Examples of “true” altruism, though, can be tough to find. According to the researchers, it’s a fairly rare phenomenon in terms of human behavior; we usually engage in “reciprocal” altruism and expect something in return for our generosity. Being cheated or cuckolded is closer to true altruism than, say, giving your car to Goodwill and taking a fat tax deduction at the end of the year. While there’s certainly still more research to be conducted, the implications thus far are fascinating: perhaps truly selfless acts are rare because the people who perform them regularly are, well, abnormal!

Comments (5)
  1. I suppose you want a comment now…OK, nice link!

  2. A study came out last year that dealt with this material that I found fascinating. It compared physical cleanliness to moral cleanliness.

    The study found that people who had just washed their hands were less likely to help out a random stranger. The conclusion was that if you feel dirty you are more likely to want to cleans your conscience by ‘doing a good deed,’

    I found it interesting on two fronts:

    1) Moral organizations (churches, BSA, etc) teach that when you are more morally clean, you should help others more often. This is counter to the conclusions of the study.

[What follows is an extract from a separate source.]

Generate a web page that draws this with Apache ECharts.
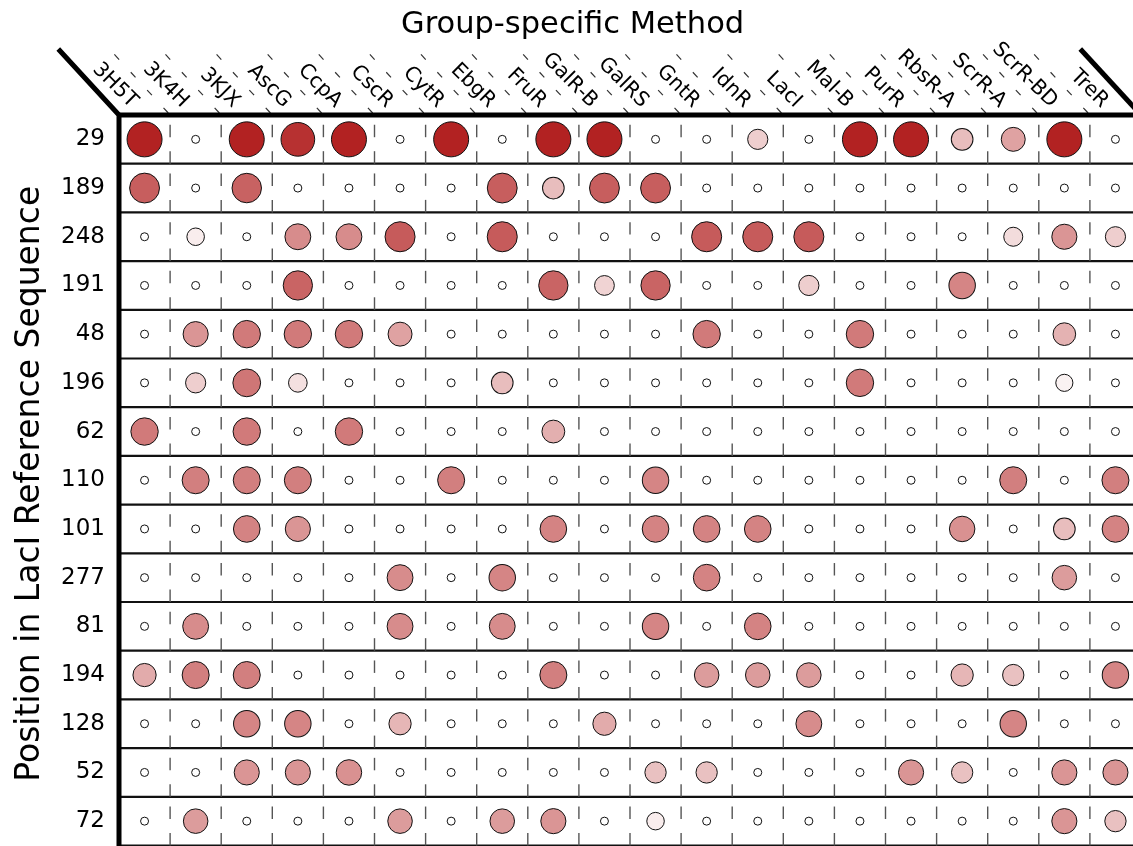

    2) People can make themselves feel better morally by being more physically clean. Kinda makes me wonder about that VP who always insists on everything being spotless. What is he trying to nullify?

    You can read an abstract of the study as it appeared in Science by putting the following link together:

    wwwDOTsciencemagDOTorg
    /cgi/content/abstract/313/5792/1451?siteid=sci&ijkey=Ui9snPoYRFnX6&keytype=ref

  3. According to my sisters and my bf, the altruism part of my brain is connected to my ass because I’m donating a kidney to a stranger who found me on matchingdonors.com.

  4. Altrusim in its purest sense is rare, there are degrees of “being nice” and there is always a pay off in the end either immediate or at some time in the future. Enter into the Promised Land?
    And, humility is a strange duck, about the time you think you have achieved it you have lost all?

  5. Well, people tend to do nice things for others because it makes them feel good about themselves or because they just can’t stand to see somebody else in a bad situation.

    Since quite a few people help others so they don’t feel guilty that they didn’t help when they could have, is it really altruism?